The Prince of Wales has visited Antigua and Barbuda and the British Virgin Islands to see how communities are recovering following the widespread devastation in the region caused by Hurricanes Irma and Maria.
The Prince arrived in Antigua yesterday and was greeted by the Governor-General of Antigua and Barbuda, Sir Rodney Williams, and the Prime Minister, Gaston Browne.
In Antigua, which escaped the worst of the storms, The Prince visited a centre for Barbudan evacuees and heard about how the community helped to support those evacuated. Many Antiguans have helped the neighbouring islanders by opening their homes to evacuees and donating clothes and food.
On Friday evening, The Prince of Wales attended a reception in the Antiguan capital of St John’s.
His Royal Highness said: “As you recover and move forward, you can be sure, Ladies and Gentlemen, that you are not alone. The plight of those who have been through such terrifying devastation and are still enduring such dreadful privation is close to the heart of Her Majesty The Queen and, indeed, to my own.”
Today, The Prince of Wales travelled to the island of Barbuda to see the devastation first-hand and meet survivors and charity workers.
The first stop on Barbuda was Holy Trinity School, visited by Prince Harry last year, which was severely damaged and has been now abandoned by staff and pupils.
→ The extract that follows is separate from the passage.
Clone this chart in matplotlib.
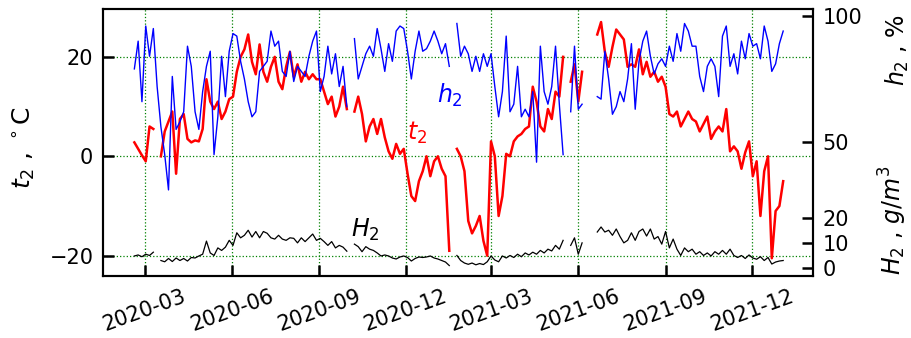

His Royal Highness saw the destroyed classrooms, now strewn with books and other schoolwork, and heard about the recovery effort.
Barbuda had a population of 1,700, but now less than 100 people remain on the island.
Arriving in the British Virgin Islands in the afternoon, The Prince visited the Youth Empowerment Project, which helps equip young people with practical life skills for living in difficult situations.
His Royal Highness met those working for the Red Cross, including volunteer Jaikarron Persaud. Jaikarron spent two weeks camping at the British Virgin Islands Red Cross Centre in Road Town, Tortola, supporting people who had been affected in his community.
At a reception for organisations and individuals who played their part in helping during the aftermath of the natural disaster, The Prince met Sir Richard Branson, who remained in his home on Necker Island when the storm struck in September.
Sir Richard Branson said: ”As far as the British Virgin Islands (BVI) are concerned the people were magnificent in the way they pulled together, everybody's helping everybody.
"People have lost their homes and others are putting them up, everybody's helping trying to get water back and electricity back on, and it's been tremendous."
On Sunday, The Prince of Wales will continue his visit to the Caribbean in Antigua and Dominica.